Don’t wait for 5, talk to your co-founders and teammates about what they do not like. One day I heard that the co-founder realized that he wanted to launch a company only as a single founder, there was no compromise solution for it. But it’s important to know about things like this as soon as possible.

Integrity is important in the long run. You can have a pretty small team, but grow faster than a well-funded larger company "just" because the co-founders and teammates are a perfect fit. Hire slow, fire fast - this idea works. The early partners are the most important people, you cannot make mistakes here.

But shit happens and probably you will be needed to make a taught decision if it's happened, even if it means leaving someone from the co-founders. It's still better than dead.
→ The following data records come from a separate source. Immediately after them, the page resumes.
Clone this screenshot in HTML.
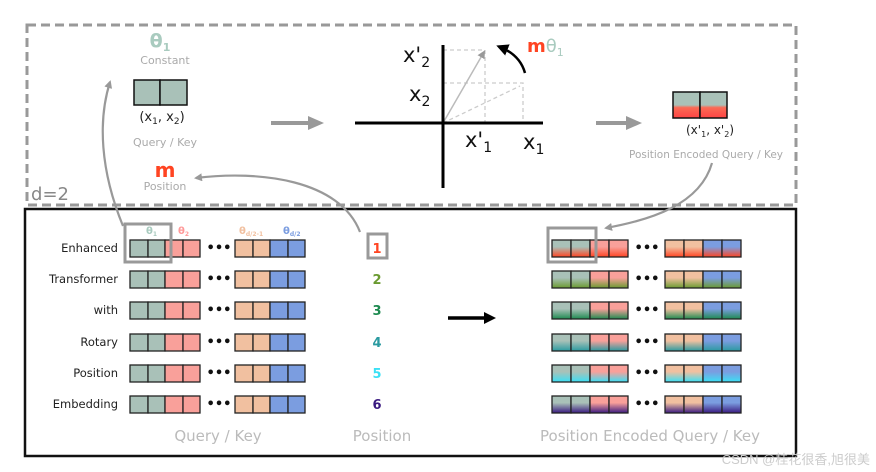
<!DOCTYPE html>
<html><head><meta charset="utf-8"><style>body{margin:0;background:#fff}svg{display:block}text{font-family:"DejaVu Sans","Liberation Sans",sans-serif}</style></head><body>
<svg width="876" height="472" viewBox="0 0 876 472" xmlns="http://www.w3.org/2000/svg">
<defs>
<marker id="ga" markerWidth="8" markerHeight="8" refX="6" refY="4" orient="auto" markerUnits="userSpaceOnUse"><path d="M0,0L8,4L0,8z" fill="#999"/></marker>
<marker id="gb" markerWidth="16" markerHeight="14" refX="10" refY="7" orient="auto" markerUnits="userSpaceOnUse"><path d="M0,0L16,7L0,14z" fill="#999"/></marker>
<marker id="ba" markerWidth="12" markerHeight="12" refX="8" refY="6" orient="auto" markerUnits="userSpaceOnUse"><path d="M0,0L12,6L0,12z" fill="#000"/></marker>
<linearGradient id="gr" x1="0" y1="0" x2="0" y2="1"><stop offset="0.5" stop-color="#a9c1b8"/><stop offset="0.6" stop-color="#fa6a55"/><stop offset="1" stop-color="#f44"/></linearGradient>
</defs>
<rect x="27" y="25" width="769" height="180" fill="none" stroke="#999" stroke-width="3" stroke-dasharray="9,5"/>
<rect x="25" y="209" width="771" height="247" fill="none" stroke="#111" stroke-width="2.5"/>
<text x="50" y="200" font-size="18" fill="#888" text-anchor="middle">d=2</text>
<text x="160" y="47" font-size="19" font-weight="bold" fill="#a9cbbf" text-anchor="middle">θ<tspan font-size="11" dy="4">1</tspan></text>
<text x="165" y="64" font-size="11" fill="#aaa" text-anchor="middle">Constant</text>
<rect x="134" y="80" width="26" height="25" fill="#a9c1b8" stroke="#111" stroke-width="1.5"/><rect x="160" y="80" width="27" height="25" fill="#a9c1b8" stroke="#111" stroke-width="1.5"/>
<text x="162" y="121" font-size="13" fill="#222" text-anchor="middle">(x<tspan font-size="9" dy="3">1</tspan><tspan dy="-3">, x</tspan><tspan font-size="9" dy="3">2</tspan><tspan dy="-3">)</tspan></text>
<text x="165" y="146" font-size="11" fill="#aaa" text-anchor="middle">Query / Key</text>
<text x="165" y="177" font-size="20" font-weight="bold" fill="#f42" text-anchor="middle">m</text>
<text x="165" y="190" font-size="11" fill="#aaa" text-anchor="middle">Position</text>
<line x1="271" y1="123" x2="318" y2="123" stroke="#999" stroke-width="4" marker-end="url(#gb)"/>
<line x1="596" y1="123" x2="636" y2="123" stroke="#999" stroke-width="4" marker-end="url(#gb)"/>
<g stroke="#ccc" stroke-width="1.3" stroke-dasharray="4,3" fill="none"><path d="M443,50H485V123M443,83H523V123M443,123L520,86"/></g>
<line x1="443" y1="123" x2="484" y2="52" stroke="#bbb" stroke-width="1.5" marker-end="url(#ga)"/>
<line x1="355" y1="123" x2="543" y2="123" stroke="#000" stroke-width="3"/>
<line x1="443" y1="45" x2="443" y2="188" stroke="#000" stroke-width="3"/>
<path d="M525,73 Q520,55 500,47" fill="none" stroke="#000" stroke-width="2.5" marker-end="url(#ba)"/>
<text x="527" y="52" font-size="18" font-weight="bold" fill="#f42">m<tspan fill="#a9cbbf" font-weight="normal">θ<tspan font-size="11" dy="4">1</tspan></tspan></text>
<g font-size="21" fill="#111"><text x="403" y="62">x'<tspan font-size="14" dy="5">2</tspan></text><text x="409" y="101">x<tspan font-size="14" dy="5">2</tspan></text><text x="465" y="147">x'<tspan font-size="14" dy="5">1</tspan></text><text x="523" y="149">x<tspan font-size="14" dy="5">1</tspan></text></g>
<rect x="673" y="92" width="27" height="26" fill="url(#gr)" stroke="#111" stroke-width="1.5"/><rect x="700" y="92" width="27" height="26" fill="url(#gr)" stroke="#111" stroke-width="1.5"/>
<text x="710" y="134" font-size="12" fill="#222" text-anchor="middle">(x'<tspan font-size="8" dy="3">1</tspan><tspan dy="-3">, x'</tspan><tspan font-size="8" dy="3">2</tspan><tspan dy="-3">)</tspan></text>
<text x="706" y="158" font-size="10.5" fill="#aaa" text-anchor="middle">Position Encoded Query / Key</text>
<path d="M123,226 C100,170 98,120 110,82" fill="none" stroke="#999" stroke-width="2.2" marker-end="url(#ga)"/>
<path d="M360,232 C340,180 260,170 196,178" fill="none" stroke="#999" stroke-width="2.2" marker-end="url(#ga)"/>
<path d="M712,163 C700,205 650,220 606,228" fill="none" stroke="#999" stroke-width="2.2" marker-end="url(#ga)"/>
<g font-size="10" font-weight="bold"><text x="146" y="234" fill="#a9cbbf">θ<tspan font-size="6" dy="2">1</tspan></text><text x="178" y="234" fill="#f99">θ<tspan font-size="6" dy="2">2</tspan></text><text x="239" y="234" fill="#f1c0a0">θ<tspan font-size="6" dy="2">d/2-1</tspan></text><text x="283" y="234" fill="#7b9de0">θ<tspan font-size="6" dy="2">d/2</tspan></text></g>
<g id="rows"></g>
<rect x="125" y="224" width="46" height="38" fill="none" stroke="#999" stroke-width="3"/>
<rect x="548" y="228" width="48" height="34" fill="none" stroke="#999" stroke-width="3"/>
<rect x="368" y="234" width="19" height="24" fill="none" stroke="#999" stroke-width="3"/>
<line x1="448" y1="318" x2="492" y2="318" stroke="#000" stroke-width="3.5" marker-end="url(#ba)"/>
<text x="218" y="441" font-size="15" fill="#bbb" text-anchor="middle">Query / Key</text>
<text x="382" y="441" font-size="15" fill="#bbb" text-anchor="middle">Position</text>
<text x="650" y="441" font-size="15" fill="#bbb" text-anchor="middle">Position Encoded Query / Key</text>
<text x="870" y="464" font-size="13" fill="#ccc" text-anchor="end" style="font-family:'Liberation Sans','Noto Sans CJK SC',sans-serif">CSDN @桂花很香,旭很美</text>
</svg>
<script>
var labels=["Enhanced","Transformer","with","Rotary","Position","Embedding"];
var pc=["#f42","#6a9a30","#1e8a50","#2a9aa0","#3be0f5","#3a1a80"];
var ys=[240,271,302,334,365,396];
var cols=["#a9c1b8","#a9c1b8","#f9a09a","#f9a09a","#f1c0a0","#f1c0a0","#7b9de0","#7b9de0"];
var lx=[130,148,165,183,235,253,270,288],rx=[552,571,590,609,665,684,703,722];
var s="";
for(var i=0;i<6;i++){var y=ys[i];
s+='<text x="118" y="'+(y+12)+'" font-size="11.5" fill="#222" text-anchor="end">'+labels[i]+'</text>';
s+='<text x="377" y="'+(y+13)+'" font-size="13" font-weight="bold" fill="'+pc[i]+'" text-anchor="middle">'+(i+1)+'</text>';
s+='<linearGradient id="g'+i+'" x1="0" y1="0" x2="0" y2="1"><stop offset="0.4" stop-color="'+pc[i]+'" stop-opacity="0"/><stop offset="1" stop-color="'+pc[i]+'" stop-opacity="1"/></linearGradient>';
for(var j=0;j<8;j++){
s+='<rect x="'+lx[j]+'" y="'+y+'" width="'+(j%2?17:18)+'" height="17" fill="'+cols[j]+'" stroke="#222" stroke-width="1.3"/>';
s+='<rect x="'+rx[j]+'" y="'+y+'" width="19" height="17" fill="'+cols[j]+'"/><rect x="'+rx[j]+'" y="'+y+'" width="19" height="17" fill="url(#g'+i+')" stroke="#222" stroke-width="1.3"/>';}
s+='<text x="219" y="'+(y+12)+'" font-size="13" font-weight="bold" fill="#111" text-anchor="middle">•••</text>';
s+='<text x="647" y="'+(y+12)+'" font-size="13" font-weight="bold" fill="#111" text-anchor="middle">•••</text>';}
document.getElementById("rows").innerHTML=s;
</script>
</body></html>
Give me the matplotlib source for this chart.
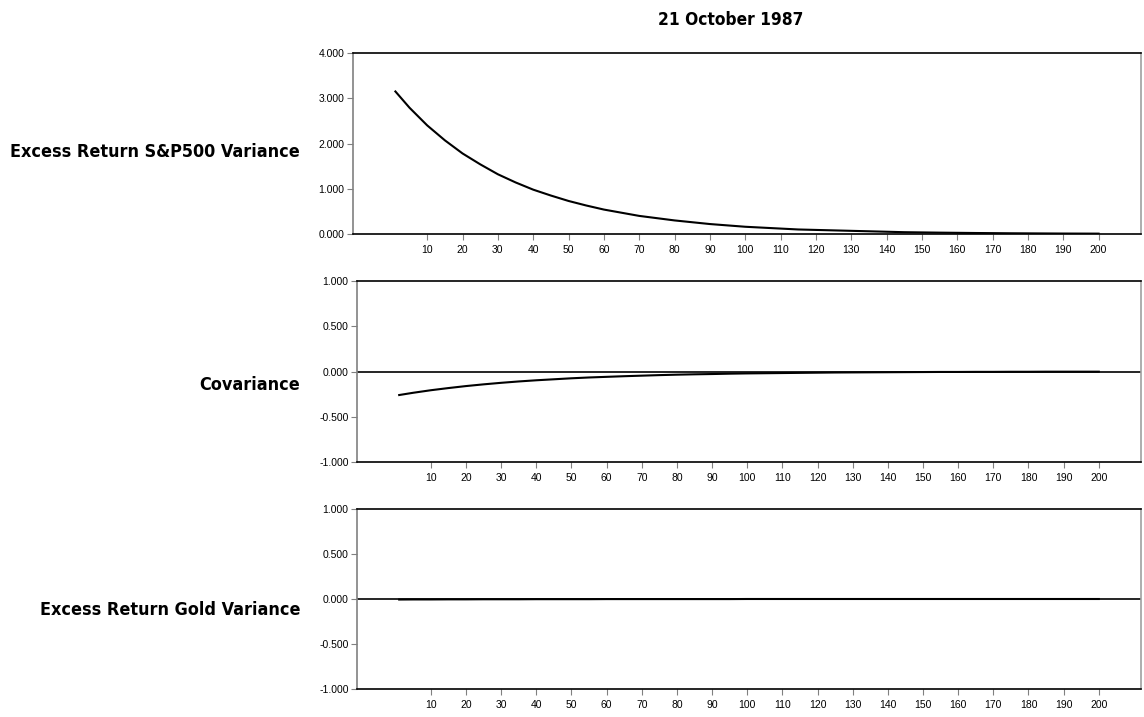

Here are simple points to ensure that you have a good fit with your co-founders and team:

  1. Talk about the underlying motivation to build exactly your product and company.
  2. Arrange your life values, especially your view on business.
  3. Discuss everyone's expectations.
  4. Talk about good and bad scenarios.
  5. Define the timing for milestones and when to come back to this discussion.
  6. Write a project manifest document with a statement, goals, and other essential things of your startup to align the vision.

Keep the health of your team relations. It’s a fundament of continuous growth.